For every line in the data below that contains "this", copy the line.

━━━━━━━━━━━━━━━━━━━━

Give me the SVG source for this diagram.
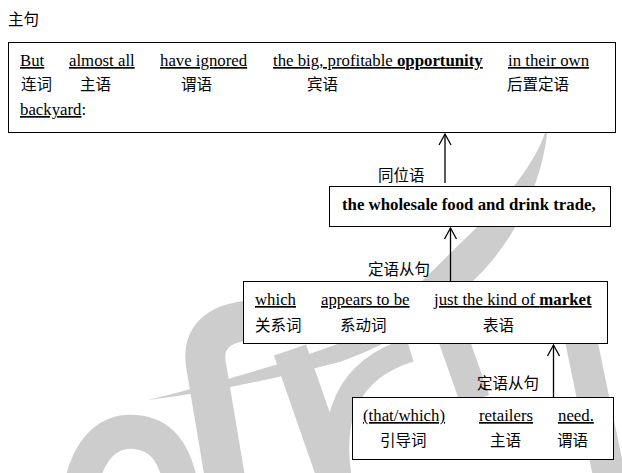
<svg xmlns="http://www.w3.org/2000/svg" width="622" height="473" viewBox="0 0 622 473">
<defs>
<style>
.wm{fill:none;stroke:#cdcdcd;stroke-linecap:butt}
.box{fill:#fff;stroke:#000;stroke-width:1}
.en{font-family:"Liberation Serif","Times New Roman",serif;font-size:16.8px;fill:#000}
.u{text-decoration:underline}
.b{font-weight:bold}
.zh{font-family:"Noto Sans CJK SC","Noto Sans CJK TC",sans-serif;font-size:15.5px;fill:#000}
.conn{stroke:#000;stroke-width:1.3;fill:none}
</style>
<marker id="arr" viewBox="-13 -8 15 16" markerWidth="15" markerHeight="16" refX="0" refY="0" orient="auto" markerUnits="userSpaceOnUse">
<path d="M-11,-6 L0,0 L-11,6" fill="none" stroke="#000" stroke-width="1.3"/>
</marker>
</defs>
<rect width="622" height="473" fill="#fff"/>
<g id="watermark">
<path d="M148,400 C230,390 300,372 340,362 C400,340 445,310 477,277 C515,240 545,180 548,122 C540,160 505,200 467,237 C430,272 390,318 340,343 C290,362 220,382 148,400 Z" fill="#cdcdcd"/>
<path class="wm" d="M80,490 C90,440 115,430 135,432 C160,434 175,450 182,490" stroke-width="34"/>
<path class="wm" d="M227,490 L206,365 C202,340 215,322 255,320" stroke-width="40"/>
<path class="wm" d="M290,350 L337,485" stroke-width="34"/>
<path class="wm" d="M340,480 C330,420 345,370 410,350" stroke-width="24"/>
<path class="wm" d="M452,335 L475,400" stroke-width="30"/>
<path class="wm" d="M580,335 L610,480" stroke-width="32"/>
</g>
<text class="zh" x="8" y="25" font-size="15">主句</text>
<g id="main">
<rect class="box" x="8.5" y="42.5" width="607" height="90"/>
<text class="en" y="66"><tspan class="u" x="20">But</tspan><tspan class="u" x="69">almost all</tspan><tspan class="u" x="160">have ignored</tspan><tspan class="u" x="273">the big, profitable <tspan class="b">opportunity</tspan></tspan><tspan class="u" x="508">in their own</tspan></text>
<text class="zh" y="90"><tspan x="21">连词</tspan><tspan x="80">主语</tspan><tspan x="181">谓语</tspan><tspan x="307">宾语</tspan><tspan x="507">后置定语</tspan></text>
<text class="en" x="20" y="115"><tspan class="u">backyard</tspan>:</text>
</g>
<g id="appositive">
<rect class="box" x="329.5" y="186.5" width="281" height="40"/>
<text class="en b" x="342" y="210">the wholesale food and drink trade,</text>
</g>
<g id="clause1">
<rect class="box" x="243.5" y="281.5" width="364" height="62"/>
<text class="en" y="305"><tspan class="u" x="255">which</tspan><tspan class="u" x="321">appears to be</tspan><tspan class="u" x="434">just the kind of <tspan class="b">market</tspan></tspan></text>
<text class="zh" y="331"><tspan x="255">关系词</tspan><tspan x="340">系动词</tspan><tspan x="483">表语</tspan></text>
</g>
<g id="clause2">
<rect class="box" x="352.5" y="397.5" width="261" height="62"/>
<text class="en" y="421"><tspan class="u" x="363">(that/which)</tspan><tspan class="u" x="479">retailers</tspan><tspan class="u" x="558">need.</tspan></text>
<text class="zh" y="446"><tspan x="380">引导词</tspan><tspan x="490">主语</tspan><tspan x="557">谓语</tspan></text>
</g>
<g id="connectors">
<line class="conn" x1="445" y1="183" x2="445" y2="134" marker-end="url(#arr)"/>
<text class="zh" x="378" y="181">同位语</text>
<line class="conn" x1="450.5" y1="281" x2="450.5" y2="228" marker-end="url(#arr)"/>
<text class="zh" x="368" y="275">定语从句</text>
<line class="conn" x1="553.5" y1="397" x2="553.5" y2="345" marker-end="url(#arr)"/>
<text class="zh" x="477" y="389">定语从句</text>
</g>
</svg>
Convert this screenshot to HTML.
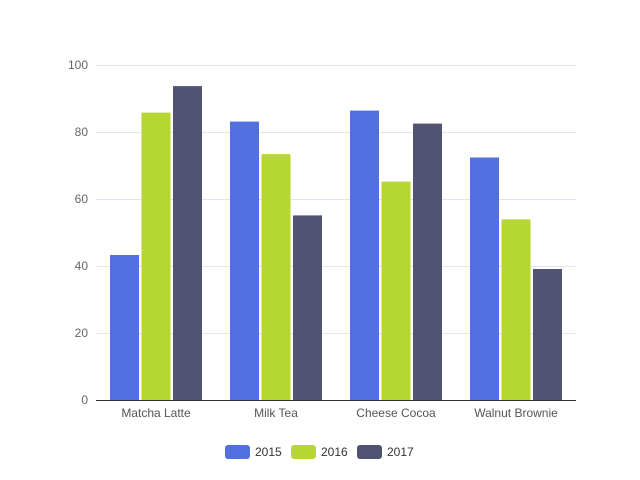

━━━━━━━━━━━━━━━━━━━━

* _Response_
Give me the SVG source for this diagram.
Convert this screenshot to HTML.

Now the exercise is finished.